Alwyn is given a lot of room by Lee to explore Billy’s relationship with his comrades and his return to life back home, and this freedom pays off extremely well, with Billy becoming a fully rounded character who’s entirely sympathetic thanks to the dilemma he has to face. Elsewhere, Hedlund is on equally good form as the acerbic, straight-talking Dime, Stewart looks unfortunately as if Kathryn has a drug problem, Martin is unctuous and insincere as Oglesby, Leigh is refreshing as a cheerleader with Christian beliefs, and Diesel shows that there’s far more to his acting abilities than driving muscle cars and propping up other, unsuccessful franchises.

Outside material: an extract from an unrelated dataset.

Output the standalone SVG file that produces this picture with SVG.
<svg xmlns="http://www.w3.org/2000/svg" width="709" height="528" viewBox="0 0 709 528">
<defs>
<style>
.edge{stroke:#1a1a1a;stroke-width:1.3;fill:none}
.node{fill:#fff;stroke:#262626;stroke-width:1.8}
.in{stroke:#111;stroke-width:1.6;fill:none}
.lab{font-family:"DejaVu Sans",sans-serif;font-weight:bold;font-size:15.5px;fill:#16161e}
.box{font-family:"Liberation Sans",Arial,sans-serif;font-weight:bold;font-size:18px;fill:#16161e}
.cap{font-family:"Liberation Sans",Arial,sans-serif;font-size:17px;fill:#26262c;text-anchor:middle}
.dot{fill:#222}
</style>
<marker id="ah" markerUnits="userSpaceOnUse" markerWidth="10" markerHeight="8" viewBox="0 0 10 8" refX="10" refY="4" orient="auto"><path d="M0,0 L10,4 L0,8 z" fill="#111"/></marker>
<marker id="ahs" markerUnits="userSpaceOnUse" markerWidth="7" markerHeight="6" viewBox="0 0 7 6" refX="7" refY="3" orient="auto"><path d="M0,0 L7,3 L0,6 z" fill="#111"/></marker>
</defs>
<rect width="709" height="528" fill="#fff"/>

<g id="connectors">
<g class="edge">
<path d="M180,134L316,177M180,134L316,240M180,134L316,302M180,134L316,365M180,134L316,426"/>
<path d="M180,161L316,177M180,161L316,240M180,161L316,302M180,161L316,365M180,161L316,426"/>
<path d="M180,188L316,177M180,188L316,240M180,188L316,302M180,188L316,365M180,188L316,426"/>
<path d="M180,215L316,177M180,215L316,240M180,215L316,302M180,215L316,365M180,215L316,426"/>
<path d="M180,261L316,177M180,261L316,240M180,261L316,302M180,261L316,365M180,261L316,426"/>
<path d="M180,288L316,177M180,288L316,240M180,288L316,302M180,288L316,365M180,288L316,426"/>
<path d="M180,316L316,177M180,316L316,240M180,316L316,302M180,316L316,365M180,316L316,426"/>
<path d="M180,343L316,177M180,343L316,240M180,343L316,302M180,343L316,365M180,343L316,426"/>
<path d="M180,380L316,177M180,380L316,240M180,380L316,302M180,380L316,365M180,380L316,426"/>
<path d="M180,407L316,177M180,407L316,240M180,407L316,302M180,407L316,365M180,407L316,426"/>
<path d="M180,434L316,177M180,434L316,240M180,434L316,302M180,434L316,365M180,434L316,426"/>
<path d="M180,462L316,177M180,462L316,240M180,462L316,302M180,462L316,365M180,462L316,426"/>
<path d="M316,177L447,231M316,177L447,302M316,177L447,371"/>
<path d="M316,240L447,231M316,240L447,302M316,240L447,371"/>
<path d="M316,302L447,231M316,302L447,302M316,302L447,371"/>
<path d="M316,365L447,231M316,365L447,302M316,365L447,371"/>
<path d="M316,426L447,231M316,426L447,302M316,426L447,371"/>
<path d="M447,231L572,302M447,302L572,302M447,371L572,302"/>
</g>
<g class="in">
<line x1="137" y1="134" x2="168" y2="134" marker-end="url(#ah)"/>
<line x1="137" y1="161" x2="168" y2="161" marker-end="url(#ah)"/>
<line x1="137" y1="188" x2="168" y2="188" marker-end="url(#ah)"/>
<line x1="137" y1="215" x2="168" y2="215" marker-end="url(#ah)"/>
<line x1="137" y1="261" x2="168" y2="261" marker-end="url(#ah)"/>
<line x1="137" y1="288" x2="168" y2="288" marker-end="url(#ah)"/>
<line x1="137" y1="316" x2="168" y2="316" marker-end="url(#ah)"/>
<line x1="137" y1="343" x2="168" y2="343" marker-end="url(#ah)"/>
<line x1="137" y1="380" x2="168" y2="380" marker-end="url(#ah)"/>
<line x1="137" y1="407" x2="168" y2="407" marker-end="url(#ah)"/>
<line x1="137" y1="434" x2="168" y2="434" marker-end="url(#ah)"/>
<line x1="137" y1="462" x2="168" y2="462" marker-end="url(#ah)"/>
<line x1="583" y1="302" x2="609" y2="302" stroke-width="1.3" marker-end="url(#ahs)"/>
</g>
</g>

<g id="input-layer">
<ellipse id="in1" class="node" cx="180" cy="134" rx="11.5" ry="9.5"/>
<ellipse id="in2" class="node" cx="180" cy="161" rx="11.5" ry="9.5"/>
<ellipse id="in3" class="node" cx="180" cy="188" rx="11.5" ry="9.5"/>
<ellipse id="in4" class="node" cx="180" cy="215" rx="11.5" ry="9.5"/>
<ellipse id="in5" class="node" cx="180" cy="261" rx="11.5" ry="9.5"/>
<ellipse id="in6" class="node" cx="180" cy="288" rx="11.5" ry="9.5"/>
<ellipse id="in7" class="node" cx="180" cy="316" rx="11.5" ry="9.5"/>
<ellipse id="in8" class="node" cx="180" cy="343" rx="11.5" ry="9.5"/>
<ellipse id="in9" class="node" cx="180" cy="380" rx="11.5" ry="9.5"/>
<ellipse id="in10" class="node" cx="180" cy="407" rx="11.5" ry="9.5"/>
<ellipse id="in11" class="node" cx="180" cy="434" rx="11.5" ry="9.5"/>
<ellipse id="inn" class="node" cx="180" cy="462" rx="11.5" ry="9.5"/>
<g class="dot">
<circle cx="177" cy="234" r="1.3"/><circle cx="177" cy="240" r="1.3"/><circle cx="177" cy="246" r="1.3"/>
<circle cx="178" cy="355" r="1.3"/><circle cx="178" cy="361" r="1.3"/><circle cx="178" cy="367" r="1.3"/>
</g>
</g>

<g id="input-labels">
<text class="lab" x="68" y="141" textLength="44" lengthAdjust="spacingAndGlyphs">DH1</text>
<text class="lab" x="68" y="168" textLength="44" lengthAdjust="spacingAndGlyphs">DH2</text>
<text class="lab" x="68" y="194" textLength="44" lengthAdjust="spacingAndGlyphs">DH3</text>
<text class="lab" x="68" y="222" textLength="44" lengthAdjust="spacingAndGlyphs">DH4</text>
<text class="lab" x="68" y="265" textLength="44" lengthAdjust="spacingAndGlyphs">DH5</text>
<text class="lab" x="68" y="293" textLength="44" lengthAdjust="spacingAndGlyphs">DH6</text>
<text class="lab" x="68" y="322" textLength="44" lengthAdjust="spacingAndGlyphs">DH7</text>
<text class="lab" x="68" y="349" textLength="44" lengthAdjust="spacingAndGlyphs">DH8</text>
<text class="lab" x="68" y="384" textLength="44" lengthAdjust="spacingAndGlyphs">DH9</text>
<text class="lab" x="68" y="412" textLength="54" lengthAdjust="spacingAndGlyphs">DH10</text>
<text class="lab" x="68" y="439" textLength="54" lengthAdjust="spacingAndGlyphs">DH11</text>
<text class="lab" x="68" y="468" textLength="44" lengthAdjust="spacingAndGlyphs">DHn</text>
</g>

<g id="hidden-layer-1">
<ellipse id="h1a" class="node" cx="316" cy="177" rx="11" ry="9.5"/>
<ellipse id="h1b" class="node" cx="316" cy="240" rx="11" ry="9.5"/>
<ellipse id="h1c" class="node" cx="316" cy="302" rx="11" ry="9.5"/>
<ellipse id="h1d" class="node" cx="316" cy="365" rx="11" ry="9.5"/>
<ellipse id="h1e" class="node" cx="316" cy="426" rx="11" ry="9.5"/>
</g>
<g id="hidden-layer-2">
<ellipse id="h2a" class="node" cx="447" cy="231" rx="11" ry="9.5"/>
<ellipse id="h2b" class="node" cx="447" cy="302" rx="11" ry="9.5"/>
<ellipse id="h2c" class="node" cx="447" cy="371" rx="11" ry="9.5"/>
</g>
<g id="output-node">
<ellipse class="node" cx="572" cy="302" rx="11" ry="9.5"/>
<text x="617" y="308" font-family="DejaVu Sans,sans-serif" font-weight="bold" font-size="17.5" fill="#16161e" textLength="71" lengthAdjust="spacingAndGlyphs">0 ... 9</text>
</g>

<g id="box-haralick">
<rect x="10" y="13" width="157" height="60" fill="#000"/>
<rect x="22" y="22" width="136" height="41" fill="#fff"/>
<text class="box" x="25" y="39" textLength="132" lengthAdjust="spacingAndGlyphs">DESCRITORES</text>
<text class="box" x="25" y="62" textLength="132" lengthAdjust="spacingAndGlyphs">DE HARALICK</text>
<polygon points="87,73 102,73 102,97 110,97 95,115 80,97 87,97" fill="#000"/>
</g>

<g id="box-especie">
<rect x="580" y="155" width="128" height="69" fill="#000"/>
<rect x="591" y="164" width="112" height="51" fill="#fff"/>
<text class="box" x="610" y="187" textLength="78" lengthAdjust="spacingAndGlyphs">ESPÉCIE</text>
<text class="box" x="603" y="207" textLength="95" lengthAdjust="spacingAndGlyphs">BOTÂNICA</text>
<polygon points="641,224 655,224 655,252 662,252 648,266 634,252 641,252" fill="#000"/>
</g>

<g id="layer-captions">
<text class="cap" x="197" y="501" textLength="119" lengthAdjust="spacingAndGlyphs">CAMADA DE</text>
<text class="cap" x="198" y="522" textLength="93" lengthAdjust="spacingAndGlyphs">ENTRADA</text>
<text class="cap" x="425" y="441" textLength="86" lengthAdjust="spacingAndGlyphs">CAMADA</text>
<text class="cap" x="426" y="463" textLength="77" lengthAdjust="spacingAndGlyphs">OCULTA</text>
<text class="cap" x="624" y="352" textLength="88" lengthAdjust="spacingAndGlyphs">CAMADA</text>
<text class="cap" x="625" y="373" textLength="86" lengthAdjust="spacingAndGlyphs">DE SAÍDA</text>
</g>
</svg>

With the performances offsetting some of the more troublesome aspects of the script, Lee’s decision to shoot the movie at 120fps does pay off, even in lower frame rate versions. Billy Lynn’s Long Halftime Walk is possibly the most beautiful, most visually arresting movie of 2016. Images are crystal clear and possessed of a sharpness and depth that is amazing to watch, so much so that when Lee opts for a close-up (cue shots of Martin and Tucker late on in the movie) it’s a little unnerving; it’s as if the actors are really “in your face”. Lee’s aim to make the movie as immersive as possible has been achieved with no small amount of style and panache, and as a gamble it’s paid off far more effectively than with The Hobbit: An Unexpected Journey. He’s also chosen one of the best cinematographers working today, John Toll, to help make the movie so astounding to watch. It’s a shame then that the material on screen doesn’t quite match up to the efforts made off screen.

Rating: 7/10 – with its muddled exploration of the soldier’s lot, and a lack of clarity in terms of explaining said lot to a wider public (namely the audience), Billy Lynn’s Long Halftime Walk doesn’t quite manage to reach the heights it was aiming for; technically superb but not as gripping or insightful as it could have been, it’s still a movie that has plenty of things to recommend it, though expectations should be reined in ahead of seeing it.